▶ Data excerpts
- - -
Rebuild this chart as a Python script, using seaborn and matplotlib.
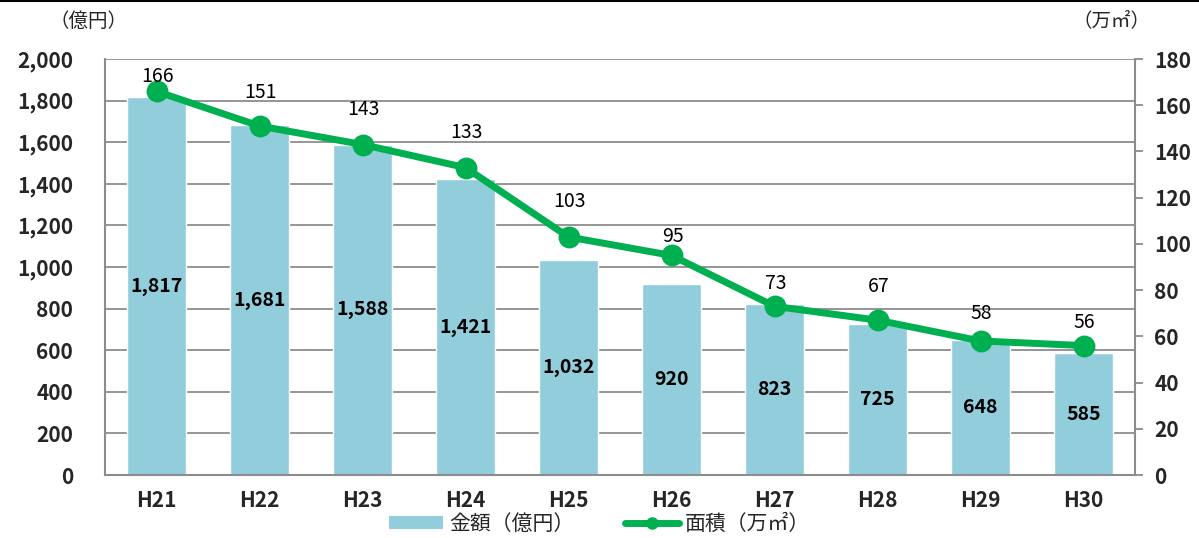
- - -
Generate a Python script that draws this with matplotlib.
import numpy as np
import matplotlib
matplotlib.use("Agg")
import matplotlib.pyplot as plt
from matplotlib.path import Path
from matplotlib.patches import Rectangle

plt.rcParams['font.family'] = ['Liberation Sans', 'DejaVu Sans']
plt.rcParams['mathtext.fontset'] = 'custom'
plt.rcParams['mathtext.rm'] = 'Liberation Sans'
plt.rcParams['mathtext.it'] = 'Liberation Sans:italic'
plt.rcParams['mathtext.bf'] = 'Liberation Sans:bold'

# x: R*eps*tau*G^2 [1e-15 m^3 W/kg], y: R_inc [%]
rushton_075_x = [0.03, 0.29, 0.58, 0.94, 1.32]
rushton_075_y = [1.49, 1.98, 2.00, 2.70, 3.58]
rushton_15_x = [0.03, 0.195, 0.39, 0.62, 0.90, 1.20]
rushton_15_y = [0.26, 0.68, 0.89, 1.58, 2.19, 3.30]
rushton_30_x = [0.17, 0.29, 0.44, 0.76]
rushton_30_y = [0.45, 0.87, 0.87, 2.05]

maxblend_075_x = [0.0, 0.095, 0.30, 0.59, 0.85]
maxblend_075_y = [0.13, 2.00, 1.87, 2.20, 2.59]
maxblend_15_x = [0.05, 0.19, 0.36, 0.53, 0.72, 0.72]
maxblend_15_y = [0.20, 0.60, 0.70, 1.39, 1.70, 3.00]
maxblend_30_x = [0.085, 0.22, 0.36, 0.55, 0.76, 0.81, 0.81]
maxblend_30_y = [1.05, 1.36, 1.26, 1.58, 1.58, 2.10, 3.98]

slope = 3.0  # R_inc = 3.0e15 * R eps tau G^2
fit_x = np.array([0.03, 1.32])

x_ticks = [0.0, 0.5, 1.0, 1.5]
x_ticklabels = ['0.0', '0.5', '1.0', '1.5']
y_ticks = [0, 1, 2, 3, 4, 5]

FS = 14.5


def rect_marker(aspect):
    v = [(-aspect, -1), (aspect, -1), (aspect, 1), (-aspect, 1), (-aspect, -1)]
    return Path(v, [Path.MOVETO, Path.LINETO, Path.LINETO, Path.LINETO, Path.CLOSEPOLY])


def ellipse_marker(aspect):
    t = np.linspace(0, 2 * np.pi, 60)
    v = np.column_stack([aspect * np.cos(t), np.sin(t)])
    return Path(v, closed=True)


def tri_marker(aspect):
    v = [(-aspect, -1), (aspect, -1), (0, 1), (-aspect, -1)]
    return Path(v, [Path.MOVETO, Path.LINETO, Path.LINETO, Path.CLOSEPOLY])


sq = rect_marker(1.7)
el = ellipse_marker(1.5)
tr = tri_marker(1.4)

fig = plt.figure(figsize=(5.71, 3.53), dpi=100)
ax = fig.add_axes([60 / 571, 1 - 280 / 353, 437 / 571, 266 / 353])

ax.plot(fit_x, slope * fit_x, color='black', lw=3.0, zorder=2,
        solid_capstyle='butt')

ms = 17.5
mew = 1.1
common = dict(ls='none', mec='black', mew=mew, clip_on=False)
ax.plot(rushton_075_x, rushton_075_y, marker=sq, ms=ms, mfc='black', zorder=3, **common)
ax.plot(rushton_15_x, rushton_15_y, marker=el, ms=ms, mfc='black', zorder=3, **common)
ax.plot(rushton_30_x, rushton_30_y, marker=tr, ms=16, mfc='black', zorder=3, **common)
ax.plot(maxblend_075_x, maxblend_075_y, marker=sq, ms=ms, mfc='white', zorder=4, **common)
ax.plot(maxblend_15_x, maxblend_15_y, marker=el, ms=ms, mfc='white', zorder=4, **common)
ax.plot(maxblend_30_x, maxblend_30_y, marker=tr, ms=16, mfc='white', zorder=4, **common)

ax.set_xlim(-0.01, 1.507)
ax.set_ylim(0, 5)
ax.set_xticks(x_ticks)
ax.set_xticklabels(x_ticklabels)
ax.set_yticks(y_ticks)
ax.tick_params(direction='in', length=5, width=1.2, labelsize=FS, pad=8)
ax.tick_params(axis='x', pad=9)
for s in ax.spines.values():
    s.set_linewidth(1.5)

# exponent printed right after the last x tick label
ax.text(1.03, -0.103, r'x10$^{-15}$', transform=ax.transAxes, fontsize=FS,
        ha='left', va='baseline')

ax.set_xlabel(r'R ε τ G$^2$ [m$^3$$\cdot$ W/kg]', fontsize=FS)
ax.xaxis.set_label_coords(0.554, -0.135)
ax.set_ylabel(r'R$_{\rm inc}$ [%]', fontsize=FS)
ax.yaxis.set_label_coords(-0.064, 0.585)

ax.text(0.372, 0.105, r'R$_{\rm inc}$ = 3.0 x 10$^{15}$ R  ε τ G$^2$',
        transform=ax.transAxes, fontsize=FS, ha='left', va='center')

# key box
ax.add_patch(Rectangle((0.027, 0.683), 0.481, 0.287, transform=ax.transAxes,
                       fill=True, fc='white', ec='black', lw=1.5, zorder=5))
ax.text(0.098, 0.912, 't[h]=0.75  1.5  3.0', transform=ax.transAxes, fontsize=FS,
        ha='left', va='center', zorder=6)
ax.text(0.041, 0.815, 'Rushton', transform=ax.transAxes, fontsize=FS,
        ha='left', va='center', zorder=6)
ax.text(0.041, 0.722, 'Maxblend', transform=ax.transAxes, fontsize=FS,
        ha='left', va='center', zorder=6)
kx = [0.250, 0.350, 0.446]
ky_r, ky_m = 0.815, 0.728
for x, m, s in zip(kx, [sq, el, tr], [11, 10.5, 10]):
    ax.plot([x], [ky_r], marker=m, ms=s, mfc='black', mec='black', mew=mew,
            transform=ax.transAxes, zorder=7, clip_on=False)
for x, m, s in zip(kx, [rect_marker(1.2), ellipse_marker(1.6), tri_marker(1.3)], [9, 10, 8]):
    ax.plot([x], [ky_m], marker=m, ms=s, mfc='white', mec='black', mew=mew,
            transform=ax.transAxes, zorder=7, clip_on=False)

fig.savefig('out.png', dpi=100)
- - -
▶ Aim of the exercise
Write out exactly the lines running from the line containing "Generate a Python" to the line containing "from matplotlib.patches import Rectangle", with both of those lines included.

▶ Exercise solution
Generate a Python script that draws this with matplotlib.
import numpy as np
import matplotlib
matplotlib.use("Agg")
import matplotlib.pyplot as plt
from matplotlib.path import Path
from matplotlib.patches import Rectangle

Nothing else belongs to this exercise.